Des oreilles dans les vergers
Par un transect, le spécialiste des oiseaux va tendre l’oreille pour « recenser les espèces et estimer leur densité ». Les sédentaires, comme les mésanges, les pinsons et les rouges-gorges, risquent d’être entendus en avril. Pour la période d’avant été, on s’attendra plutôt à identifier des fauvettes et des hypolaïs. Seize espèces d’oiseaux ont été retenues, « d’autres pourraient venir, même si elles ne nichent pas dans des vergers. Suivant ces écoutes, nous allons orienter les actions, en installant par exemple des nichoirs adaptés à telle ou telle espèce ». Pour aider à cet inventaire, Sébastien Gervaise sera épaulé de pièges photographiques qui se déclencheront au moindre mouvement. Des arboriculteurs ont d’ores et déjà observé des comportements et des préférences, comme des mésanges qui se plairaient davantage dans les vieux vergers. Le projet cherchera à comprendre comment les attirer dans des plantations plus jeunes.

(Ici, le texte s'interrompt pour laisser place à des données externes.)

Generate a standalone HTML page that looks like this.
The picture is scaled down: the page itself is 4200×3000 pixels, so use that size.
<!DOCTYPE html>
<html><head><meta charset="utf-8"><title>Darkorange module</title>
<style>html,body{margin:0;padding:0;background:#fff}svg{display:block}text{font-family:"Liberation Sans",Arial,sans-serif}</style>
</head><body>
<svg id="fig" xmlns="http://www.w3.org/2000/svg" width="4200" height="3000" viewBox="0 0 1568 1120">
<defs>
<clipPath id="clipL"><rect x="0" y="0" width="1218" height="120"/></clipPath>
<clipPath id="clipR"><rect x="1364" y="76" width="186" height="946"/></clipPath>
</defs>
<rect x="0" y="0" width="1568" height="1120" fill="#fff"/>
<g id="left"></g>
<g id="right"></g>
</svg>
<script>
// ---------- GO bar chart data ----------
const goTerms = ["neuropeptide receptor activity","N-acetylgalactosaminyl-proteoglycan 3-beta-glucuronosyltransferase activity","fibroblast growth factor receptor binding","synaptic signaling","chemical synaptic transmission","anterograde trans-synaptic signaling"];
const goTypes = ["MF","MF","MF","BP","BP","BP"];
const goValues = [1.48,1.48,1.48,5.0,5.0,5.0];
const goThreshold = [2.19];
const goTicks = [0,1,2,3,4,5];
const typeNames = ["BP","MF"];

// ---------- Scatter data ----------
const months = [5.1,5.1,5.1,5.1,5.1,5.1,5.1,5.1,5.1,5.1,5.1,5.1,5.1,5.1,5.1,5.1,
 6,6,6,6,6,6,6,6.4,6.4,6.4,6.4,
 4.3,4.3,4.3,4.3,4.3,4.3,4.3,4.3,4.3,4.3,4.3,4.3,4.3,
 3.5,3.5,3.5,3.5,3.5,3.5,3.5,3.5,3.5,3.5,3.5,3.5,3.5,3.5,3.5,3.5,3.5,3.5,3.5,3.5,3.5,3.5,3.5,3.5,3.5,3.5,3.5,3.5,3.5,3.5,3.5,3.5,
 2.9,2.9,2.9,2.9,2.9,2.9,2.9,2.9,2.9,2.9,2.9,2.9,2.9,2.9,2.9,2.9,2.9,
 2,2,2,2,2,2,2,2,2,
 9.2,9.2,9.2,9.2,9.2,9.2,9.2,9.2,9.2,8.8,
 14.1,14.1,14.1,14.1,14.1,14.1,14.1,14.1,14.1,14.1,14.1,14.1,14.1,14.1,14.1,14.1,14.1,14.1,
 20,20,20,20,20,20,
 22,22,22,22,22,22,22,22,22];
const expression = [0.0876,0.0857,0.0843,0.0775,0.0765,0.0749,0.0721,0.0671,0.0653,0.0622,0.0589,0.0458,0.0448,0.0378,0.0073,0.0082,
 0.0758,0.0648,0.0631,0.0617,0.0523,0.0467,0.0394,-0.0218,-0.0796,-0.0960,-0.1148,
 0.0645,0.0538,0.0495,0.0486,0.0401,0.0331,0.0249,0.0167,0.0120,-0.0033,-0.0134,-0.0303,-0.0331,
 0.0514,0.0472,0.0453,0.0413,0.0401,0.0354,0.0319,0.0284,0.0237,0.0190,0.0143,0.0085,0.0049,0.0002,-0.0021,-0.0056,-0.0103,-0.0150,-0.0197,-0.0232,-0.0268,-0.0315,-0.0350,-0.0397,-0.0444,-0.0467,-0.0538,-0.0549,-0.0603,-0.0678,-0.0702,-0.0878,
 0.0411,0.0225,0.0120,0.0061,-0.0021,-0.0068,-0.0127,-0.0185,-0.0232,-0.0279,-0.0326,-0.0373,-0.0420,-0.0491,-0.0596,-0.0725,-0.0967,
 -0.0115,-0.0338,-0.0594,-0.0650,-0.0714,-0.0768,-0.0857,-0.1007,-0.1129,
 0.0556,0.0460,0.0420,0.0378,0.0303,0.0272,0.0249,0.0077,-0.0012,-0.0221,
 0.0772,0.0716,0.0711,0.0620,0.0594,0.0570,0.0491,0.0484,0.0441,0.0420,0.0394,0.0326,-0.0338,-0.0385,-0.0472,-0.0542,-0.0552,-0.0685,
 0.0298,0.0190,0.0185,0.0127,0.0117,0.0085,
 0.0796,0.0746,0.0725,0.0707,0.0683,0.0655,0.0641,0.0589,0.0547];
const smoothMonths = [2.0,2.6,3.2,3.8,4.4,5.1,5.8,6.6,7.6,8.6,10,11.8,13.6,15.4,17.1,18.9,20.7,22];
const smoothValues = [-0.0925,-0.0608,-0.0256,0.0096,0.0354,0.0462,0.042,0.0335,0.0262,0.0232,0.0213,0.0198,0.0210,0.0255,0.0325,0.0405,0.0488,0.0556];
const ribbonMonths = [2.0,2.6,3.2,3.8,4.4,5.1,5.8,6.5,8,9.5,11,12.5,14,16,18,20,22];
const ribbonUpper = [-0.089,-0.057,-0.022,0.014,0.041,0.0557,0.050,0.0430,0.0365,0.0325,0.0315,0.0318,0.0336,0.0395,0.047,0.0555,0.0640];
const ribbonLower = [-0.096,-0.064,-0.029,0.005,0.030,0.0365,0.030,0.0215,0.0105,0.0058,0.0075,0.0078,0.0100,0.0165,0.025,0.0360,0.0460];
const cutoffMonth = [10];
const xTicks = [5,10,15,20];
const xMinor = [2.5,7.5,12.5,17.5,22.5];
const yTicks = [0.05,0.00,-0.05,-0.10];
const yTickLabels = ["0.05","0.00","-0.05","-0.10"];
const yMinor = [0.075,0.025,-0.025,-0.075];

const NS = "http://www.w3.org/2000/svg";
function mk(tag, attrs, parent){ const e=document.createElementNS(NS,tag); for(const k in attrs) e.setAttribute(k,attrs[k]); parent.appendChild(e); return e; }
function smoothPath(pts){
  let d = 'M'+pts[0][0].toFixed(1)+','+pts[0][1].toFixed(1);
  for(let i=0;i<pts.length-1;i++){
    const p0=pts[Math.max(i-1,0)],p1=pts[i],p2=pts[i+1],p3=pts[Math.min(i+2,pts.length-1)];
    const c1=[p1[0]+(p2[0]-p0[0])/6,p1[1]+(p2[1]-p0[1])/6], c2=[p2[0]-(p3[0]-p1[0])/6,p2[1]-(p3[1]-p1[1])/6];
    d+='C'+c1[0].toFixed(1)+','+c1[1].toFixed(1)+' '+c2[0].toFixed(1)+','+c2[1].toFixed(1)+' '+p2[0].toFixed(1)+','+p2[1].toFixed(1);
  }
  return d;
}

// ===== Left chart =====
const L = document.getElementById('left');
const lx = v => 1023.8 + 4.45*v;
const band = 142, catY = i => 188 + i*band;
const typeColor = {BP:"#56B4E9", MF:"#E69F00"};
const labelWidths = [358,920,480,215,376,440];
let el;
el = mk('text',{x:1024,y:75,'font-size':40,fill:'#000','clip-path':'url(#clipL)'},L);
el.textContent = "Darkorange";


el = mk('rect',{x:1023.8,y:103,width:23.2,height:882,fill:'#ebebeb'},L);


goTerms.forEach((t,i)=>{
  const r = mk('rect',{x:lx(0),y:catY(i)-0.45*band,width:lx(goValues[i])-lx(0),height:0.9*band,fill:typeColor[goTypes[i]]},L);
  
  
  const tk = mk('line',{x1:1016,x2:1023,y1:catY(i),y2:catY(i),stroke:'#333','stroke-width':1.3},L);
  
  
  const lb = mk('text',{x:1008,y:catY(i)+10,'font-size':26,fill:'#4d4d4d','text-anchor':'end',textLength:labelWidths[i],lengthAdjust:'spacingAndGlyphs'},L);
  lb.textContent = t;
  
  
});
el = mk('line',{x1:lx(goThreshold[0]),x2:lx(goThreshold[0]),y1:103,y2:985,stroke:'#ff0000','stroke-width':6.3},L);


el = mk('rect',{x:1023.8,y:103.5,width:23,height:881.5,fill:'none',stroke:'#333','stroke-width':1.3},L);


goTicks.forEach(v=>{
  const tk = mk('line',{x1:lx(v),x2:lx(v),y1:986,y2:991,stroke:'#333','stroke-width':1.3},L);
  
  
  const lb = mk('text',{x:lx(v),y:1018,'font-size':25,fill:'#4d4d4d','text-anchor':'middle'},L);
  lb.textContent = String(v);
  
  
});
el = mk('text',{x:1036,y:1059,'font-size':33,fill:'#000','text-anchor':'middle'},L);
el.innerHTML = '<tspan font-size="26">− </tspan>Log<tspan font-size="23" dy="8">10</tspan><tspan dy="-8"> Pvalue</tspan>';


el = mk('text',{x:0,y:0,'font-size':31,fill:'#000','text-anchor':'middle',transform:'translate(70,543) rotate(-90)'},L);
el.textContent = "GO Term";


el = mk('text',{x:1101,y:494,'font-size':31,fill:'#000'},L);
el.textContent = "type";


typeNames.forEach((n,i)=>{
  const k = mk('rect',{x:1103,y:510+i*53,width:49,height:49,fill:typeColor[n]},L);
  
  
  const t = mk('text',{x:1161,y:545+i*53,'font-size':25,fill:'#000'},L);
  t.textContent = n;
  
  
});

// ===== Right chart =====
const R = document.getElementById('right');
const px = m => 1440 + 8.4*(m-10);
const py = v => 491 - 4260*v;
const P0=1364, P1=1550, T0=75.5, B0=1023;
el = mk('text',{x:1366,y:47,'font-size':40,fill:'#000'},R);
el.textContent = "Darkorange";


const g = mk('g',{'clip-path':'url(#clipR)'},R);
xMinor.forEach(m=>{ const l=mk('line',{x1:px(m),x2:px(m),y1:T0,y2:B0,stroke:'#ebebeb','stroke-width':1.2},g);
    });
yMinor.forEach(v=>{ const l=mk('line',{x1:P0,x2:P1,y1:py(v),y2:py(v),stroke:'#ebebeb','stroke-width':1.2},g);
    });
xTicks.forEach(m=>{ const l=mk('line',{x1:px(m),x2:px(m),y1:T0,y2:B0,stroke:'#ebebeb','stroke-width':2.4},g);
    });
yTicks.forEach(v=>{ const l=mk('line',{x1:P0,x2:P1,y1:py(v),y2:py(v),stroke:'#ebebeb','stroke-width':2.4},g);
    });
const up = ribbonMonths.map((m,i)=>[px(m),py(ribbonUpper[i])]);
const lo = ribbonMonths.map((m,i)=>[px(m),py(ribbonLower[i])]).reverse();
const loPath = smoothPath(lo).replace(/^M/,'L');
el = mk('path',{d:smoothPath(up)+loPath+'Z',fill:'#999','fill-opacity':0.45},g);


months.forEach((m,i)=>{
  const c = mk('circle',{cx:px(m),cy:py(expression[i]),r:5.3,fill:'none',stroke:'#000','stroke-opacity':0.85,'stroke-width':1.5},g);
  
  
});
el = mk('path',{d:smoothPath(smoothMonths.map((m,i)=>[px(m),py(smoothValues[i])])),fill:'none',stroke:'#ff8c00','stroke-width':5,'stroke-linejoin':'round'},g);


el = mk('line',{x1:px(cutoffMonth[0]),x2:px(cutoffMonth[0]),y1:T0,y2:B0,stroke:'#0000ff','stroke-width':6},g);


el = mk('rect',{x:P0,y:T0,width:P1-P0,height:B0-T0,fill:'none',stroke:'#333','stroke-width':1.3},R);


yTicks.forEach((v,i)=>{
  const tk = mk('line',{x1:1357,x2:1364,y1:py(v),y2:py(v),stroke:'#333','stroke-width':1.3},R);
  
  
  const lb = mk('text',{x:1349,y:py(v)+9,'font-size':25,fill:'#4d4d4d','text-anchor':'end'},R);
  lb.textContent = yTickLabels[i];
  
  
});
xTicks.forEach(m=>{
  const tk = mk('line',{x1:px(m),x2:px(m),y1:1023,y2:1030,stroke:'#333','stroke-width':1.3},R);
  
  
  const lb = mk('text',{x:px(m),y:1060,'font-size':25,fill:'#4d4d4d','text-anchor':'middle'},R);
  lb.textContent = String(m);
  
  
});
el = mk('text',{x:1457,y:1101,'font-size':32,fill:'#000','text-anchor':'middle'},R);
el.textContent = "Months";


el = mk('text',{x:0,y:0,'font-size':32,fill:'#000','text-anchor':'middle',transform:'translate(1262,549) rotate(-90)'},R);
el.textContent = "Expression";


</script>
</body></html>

Même système de recherche avec Elouan Meyniel, chargé de mission chauves-souris pour Cawa. Il utilisera des enregistreurs acoustiques disposés près des petits arbres à pommes, afin de déterminer l’espèce, qui peut être pipistrelle, oreillard ou barbastelle. « La chauve-souris est très mobile, mais nous verrons si le fait d’ajouter des nichoirs augmente leur activité ». Un diagnostic des bâtiments à proximité des vergers complètera l’analyse. « Nous pourrons préconiser des aménagements suivant le potentiel ». Enfin, l’analyse de guano renseignera sur le régime alimentaire de ces souris volantes. En prélevant de la matière fraîche dans des colonies, « on pourra l’analyser et savoir si l’alimentation des chauves-souris coïncide avec des pics de vol des carpocapses ». Ce coup de pouce de la nature pourrait avoir des effets économiques : un arboriculteur fait remarquer que « le poste protection des cultures représente 40 % de nos dépenses. Ce chiffre ne fait qu’augmenter ».
Fanch Paranthoën
Des impacts intéressants en légumes
Opinion – Anthony Brulé – Responsable équipe légume et culture spécialisée à la Chambre d’agriculture
Quand on voit actuellement le nombre de buses qui planent au-dessus des parcelles où les couverts végétaux ont été cassés, on imagine le travail qu’elles font. Aussi, les chauves-souris se nourrissent entre autres de papillons, auraient-elles un effet sur les noctuelles en cultures légumières ? C’est un sujet qui mérite de s’y intéresser et de s’en préoccuper : tous les producteurs ont des bâtiments, favoriser la présence des rapaces aurait des effets contre les pigeons ou les choucas ; les chouettes diminueraient les populations de mulots qui engendrent des dégâts importants sur des cultures comme les choux romanesco.